The AMS is an automated station in situ whose role is to record different types of information.
The idea to place cameras to watch the sky is not new and currently many people conduct this type of surveillance. On the other hand, it is the first time in France that the project for an automated measurements station to study non-identified aeronautical phenomena has gone this far.
To our knowledge the only similar project that exists in Europe is the Hessdalen project in Norway. It was following several conversations with persons in charge of this team that our group decided to join the adventure. We follow closely all the advancements of this project, which is unique in the world, and we are in regular communication with them in order to profit from their vast experience in the field of automated detection. Our exchanges also make it possible to note possible similarities between the various phenomena observed at the two sites.
The objective is to gather data on unusual aerial phenomena (or in the proximity). This information is essential for all concrete approaches to analyze these transitory phenomena. We know that the quantity of data depends on a factor of chance, but we can increase the chances by affecting this surveillance in an area where witness accounts are statistically higher than normal. This is the case here with this known area in the region inland from Vence. In addition, the AMS must be able to ensure vigil as long as possible because for technical reasons, we are limited to night watches.

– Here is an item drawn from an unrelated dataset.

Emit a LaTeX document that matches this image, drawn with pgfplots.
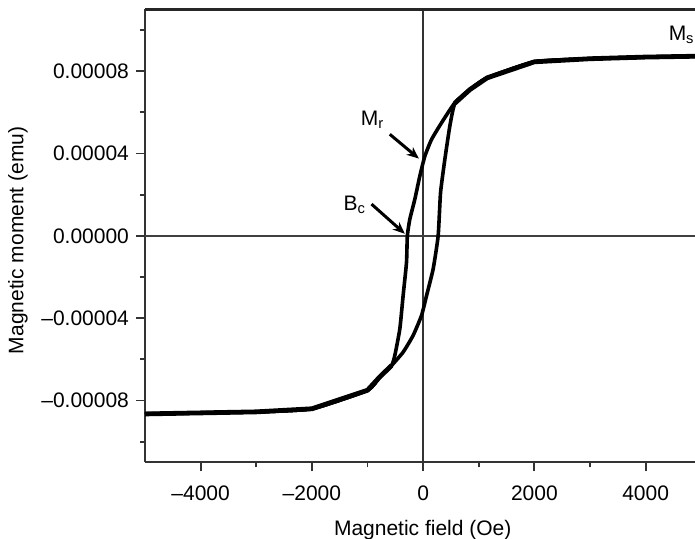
\documentclass[border=0pt]{standalone}
\usepackage{fontspec}
\setmainfont{Liberation Sans}
\usepackage{pgfplots}
\pgfplotsset{compat=1.18}
\usetikzlibrary{arrows.meta}
\begin{document}
\begin{tikzpicture}
\begin{axis}[
    name=ax,
    at={(0,0)}, anchor=south west,
    scale only axis, width=275pt, height=226.5pt,
    xmin=-5000, xmax=4887,
    ymin=-0.00011, ymax=0.00011,
    axis x line=bottom, axis y line=left,
    axis line style={-, line width=0.9pt, black!80},
    xtick={-4000,-2000,0,2000,4000},
    xticklabels={–4000,–2000,0,2000,4000},
    minor xtick={-3000,-1000,1000,3000},
    ytick={-0.00008,-0.00004,0,0.00004,0.00008},
    yticklabels={–0.00008,–0.00004,0.00000,0.00004,0.00008},
    minor ytick={-0.0001,-0.00006,-0.00002,0.00002,0.00006,0.0001},
    tick align=outside,
    major tick length=4.5pt, minor tick length=2.5pt,
    every tick/.style={black!80, line width=0.9pt},
    tick label style={font=\fontsize{10.5}{12}\selectfont},
    xticklabel style={yshift=-3.5pt},
    label style={font=\fontsize{10.5}{12}\selectfont},
    xlabel={Magnetic field (Oe)},
    ylabel={Magnetic moment (emu)},
    xlabel style={at={(axis description cs:0.505,-0.162)}, anchor=base},
    ylabel style={at={(axis description cs:-0.2213,0.49)}, anchor=base},
    clip=false,
]
% zero lines
\draw[black!80, line width=0.8pt] (axis cs:0,-0.00011) -- (axis cs:0,0.00011);
\draw[black!75, line width=0.8pt] (axis cs:-5000,0) -- (axis cs:4887,0);

% descending branch
\addplot[black, line width=1.8pt, line join=round, smooth, tension=0.3] coordinates {
    (4887,8.72e-5) (4000,8.68e-5) (3000,8.6e-5) (2000,8.45e-5) (1150,7.67e-5)
    (840,7.1e-5) (570,6.46e-5) (331,5.49e-5) (151,4.68e-5) (31,3.87e-5)
    (-59,2.91e-5) (-149,1.78e-5) (-239,0.81e-5) (-284,0) (-299,-1.29e-5)
    (-360,-2.91e-5) (-419,-4.52e-5) (-509,-5.81e-5) (-568,-6.3e-5)
    (-779,-6.85e-5) (-1000,-7.5e-5) (-2000,-8.4e-5) (-3000,-8.55e-5)
    (-4000,-8.6e-5) (-5000,-8.65e-5)
};
% ascending branch
\addplot[black, line width=1.8pt, line join=round, smooth, tension=0.3] coordinates {
    (-5000,-8.65e-5) (-4000,-8.6e-5) (-3000,-8.55e-5) (-2000,-8.4e-5)
    (-1000,-7.5e-5) (-779,-6.85e-5) (-568,-6.3e-5) (-360,-5.65e-5)
    (-180,-4.84e-5) (-29,-3.87e-5) (61,-2.91e-5) (180,-1.61e-5) (270,0)
    (313,2.1e-5) (390,3.71e-5) (480,5.33e-5) (570,6.42e-5) (840,7.1e-5)
    (1150,7.67e-5) (2000,8.45e-5) (3000,8.6e-5) (4000,8.68e-5) (4887,8.72e-5)
};
% thicker saturated tails
\addplot[black, line width=2.4pt, line join=round] coordinates {
    (-5000,-8.65e-5) (-4000,-8.6e-5) (-3000,-8.55e-5) (-2000,-8.4e-5)
    (-1000,-7.5e-5) (-779,-6.85e-5) (-568,-6.3e-5)
};
\addplot[black, line width=2.4pt, line join=round] coordinates {
    (570,6.44e-5) (840,7.1e-5) (1150,7.67e-5) (2000,8.45e-5)
    (3000,8.6e-5) (4000,8.68e-5) (4887,8.72e-5)
};

% annotations
\node[font=\fontsize{10.5}{12}\selectfont] at (axis cs:-907,5.65e-5) {M\textsubscript{r}};
\draw[-{Stealth[length=6pt,width=5pt]}, line width=1.5pt] (axis cs:-599,4.93e-5) -- (axis cs:-77,3.75e-5);
\node[font=\fontsize{10.5}{12}\selectfont] at (axis cs:-1229,1.49e-5) {B\textsubscript{c}};
\draw[-{Stealth[length=6pt,width=5pt]}, line width=1.5pt] (axis cs:-928,1.54e-5) -- (axis cs:-329,0.1e-5);
\node[font=\fontsize{10.5}{12}\selectfont, anchor=east, inner sep=0pt] at (axis cs:4887,9.77e-5) {M\textsubscript{s}};
\end{axis}
% top frame line
\draw[black!85, line width=1.4pt] (ax.north west) -- (ax.north east);
\pgfresetboundingbox
\path[use as bounding box] (-72.5pt,-37.85pt) rectangle (275pt,231.15pt);
\end{tikzpicture}
\end{document}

The quality of the data is of equal importance. This quality is directly linked to the specifications of the camera utilized. Initially we use a high quality camera and other sensors could be easily added to the system.
All of the instruments must be linked to an automatic recording system in real-time, enabling not only to permanently save (backup) the data but also to study it afterwards.
The objective is not to want to record "beautiful UFO videos" but the idea is to use the varied measurement equipment (temperature, hygrometry, microwave, non-visible spectrum, etc.) in addition to videos from traditional cameras.
In fact the measurements of indirect data linked to a transitory unusual event, are sometimes as important, in terms of information, as a great video. It is the regrouping of several important physical parameters which will make it possible to be able to start to work out a theory on the possible nature of such or such phenomenon.
The future of such a project is indeed related at the same time to the relevance of the data collected, analyzed and treated, but also with the quality of its instrumentation, its evolution and how much area is covered.
The ICDV AMS project will evolve through later successive additions starting off with simple solutions, that once proven, will allow the place for more sophisticated equipment.
Some examples of sensors that could be added to the system :
The data gathered must be studied by competent people. We invite any interested parties to come and study the data and give their opinion. We do not wish to analyze the data ourselves. On one hand because we do not necessarily have the required expertise, and on the other hand because we lack the time we are forced to concentrate on other objectives (of which improving the technical aspects is one).
There is free access to the data. We also wish that other people would bring us their technical competence and to participate in the project. We think that by collaborating and pooling our competencies, this project will evolve.
We also encourage anyone who would like to launch a similar project in their region. The technical means for such a project are extremely variable. A little bit of savings and a bit of motivation is sufficient in general to start a good surveillance project. We put online several plans and diagrams that could help you install your own system. If we can help you set-up your project, of course we will. Please do not hesitate to contact us by email or by dropping in our forum.
There are currently (summer 2008) two automated station projects. The AMS that we call AMS V1 is the first version of the AMS.
Diagram that summarizes the system that regulates the operation of the AMS V1 station.
It was designed to be electrically autonomous. It operates during the night on batteries which have been recharged during the day by solar panels. We chose to film only at night for several reasons. The unexplained aerial phenomena seem to occur more frequently at night. In addition air traffic is less dense at night than during the day which eliminates many false alerts. But the essential reason for this choice to film only a night, is due to technological constraints of the AMS V1. Indeed the station must be entirely autonomous onsite and this on the average of eight hours per night. This operation at night supposes that the batteries are sufficiently charged to last the night. The detection system starts up a night/day timer which automatically activates the computer system once night has fallen. At dawn the same cell gives the opposite command so that everything is turned off in order to save energy.
This AMS is operational (except during maintenance). The videos that are online since 2007 come from this AMS.
We are currently setting up AMS V2 which will also be powered by solar energy. We will keep you informed when the setup is effective (the installation is planned for the Saint-Barnabé plateau, two minutes from the Col de Vence.
After the AMS V2 is functioning, the AMS V1 will be modified to change over to a 220V power supply. It will be a sort of trial AMS for AMS V2 and will be comprised of more sensors.
It will therefore be able to operate during the day because it will no longer depend on energy constraints.
The interior of the "220v" AMS V1 which is being developed.